Daniela Klette, 66, was part of the radical anti-capitalist group also known as the Red Army Faction (RAF), which carried out a series of bombings, kidnappings and killings in the 1970s and 1980s.
She was arrested in February 2024 at her Berlin flat, where police found a Kalashnikov assault rifle, explosives and large sums of cash, after apparently hiding there in plain sight for two decades.
Weeks earlier, the creators of a German "most wanted" podcast had stumbled across photos of Klette on Facebook attending capoeira classes in Berlin, though it is unclear whether this led to her arrest.
The trial starting Tuesday in the northern city of Celle relates to robberies Klette allegedly committed with two other gang members to finance their life on the run after the RAF disbanded in 1998.
After she was detained, prosecutors also had Klette formally arrested on suspicion of involvement in three attacks in the 1990s, while the gang was still active.
Named after two of its early leaders, Andreas Baader and Ulrike Meinhof, the Baader-Meinhof gang emerged out of the radical fringe of the 1960s student protest movement.
The group's members took up arms against what they saw as US imperialism and a "fascist" German state that was still riddled with former Nazis.
- Dummy bazooka -
At the height of its notoriety in 1977, the group shot dead a German bank chief and kidnapped and killed industrialist Hanns Martin Schleyer, a former SS officer.
Though the so-called German Autumn of 1977 marked the beginning of a long period of decline for the RAF, the group continued to operate for another two decades.

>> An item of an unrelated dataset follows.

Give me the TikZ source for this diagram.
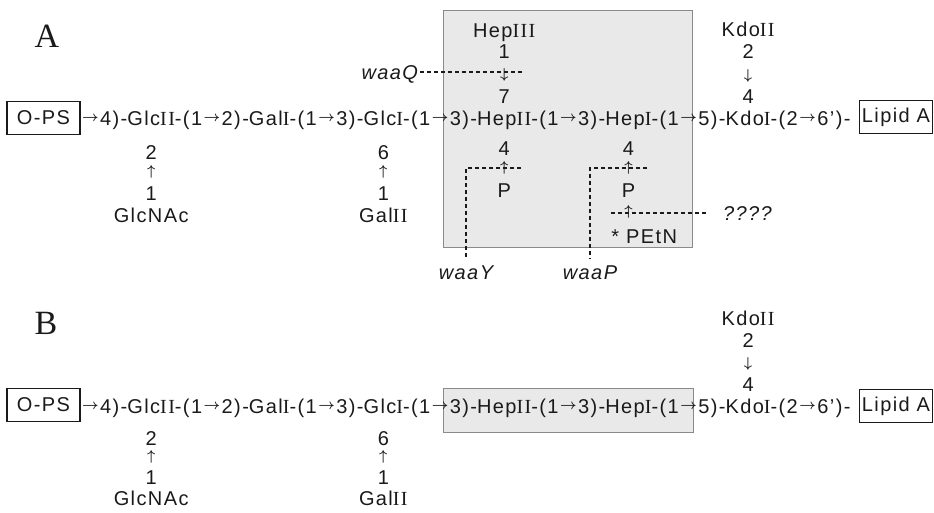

Klette was part of a notorious trio -- along with fellow gang members Ernst-Volker Staub and Burkhard Garweg -- who were active as part of the RAF's "third generation" in the 1980s and 1990s.
After the RAF disbanded, Klette and the two men are believed to have financed their lives in hiding through armed robberies.
Police are still searching for Staub and Garweg, who would now be 71 and 56 if they are still alive.
The trial in Celle relates to four attacks on money transporters and nine cash heists from shops in which the suspects got away with a total of 2.7 million euros ($2.9 million), according to prosecutors.
Klette is said to have acted mainly as the getaway driver but also faces one charge of attempted murder.
Prosecutors said she carried a "realistic-looking" dummy bazooka during some of the heists.
The trial is set to last around two years and will hear from 12 witnesses, according to the court.
- Fake identity -
Klette reportedly put up no resistance when she was arrested at her apartment in Berlin's bohemian Kreuzberg neighbourhood.
According to German media reports, she had been using a fake Italian passport and going by the name of Claudia Ivone.
Neighbours told the Bild daily she had a partner about the same age as her and always said "hello" when she went out walking with her dog.
Klette had no bank account and likely paid her rent in cash, possibly for several months or years at a time, according to Der Spiegel magazine.
The attacks Klette is accused of committing in the 1990s, which are being dealt with in separate proceedings, include an attempted assault on a Deutsche Bank building in Eschborn, near Frankfurt.
She is also accused of playing a role in a 1991 RAF attack on the US Embassy in Bonn, which was the German capital at the time.
A third accusation relates to a 1993 explosives attack against a prison then still under construction in Germany's Hesse state.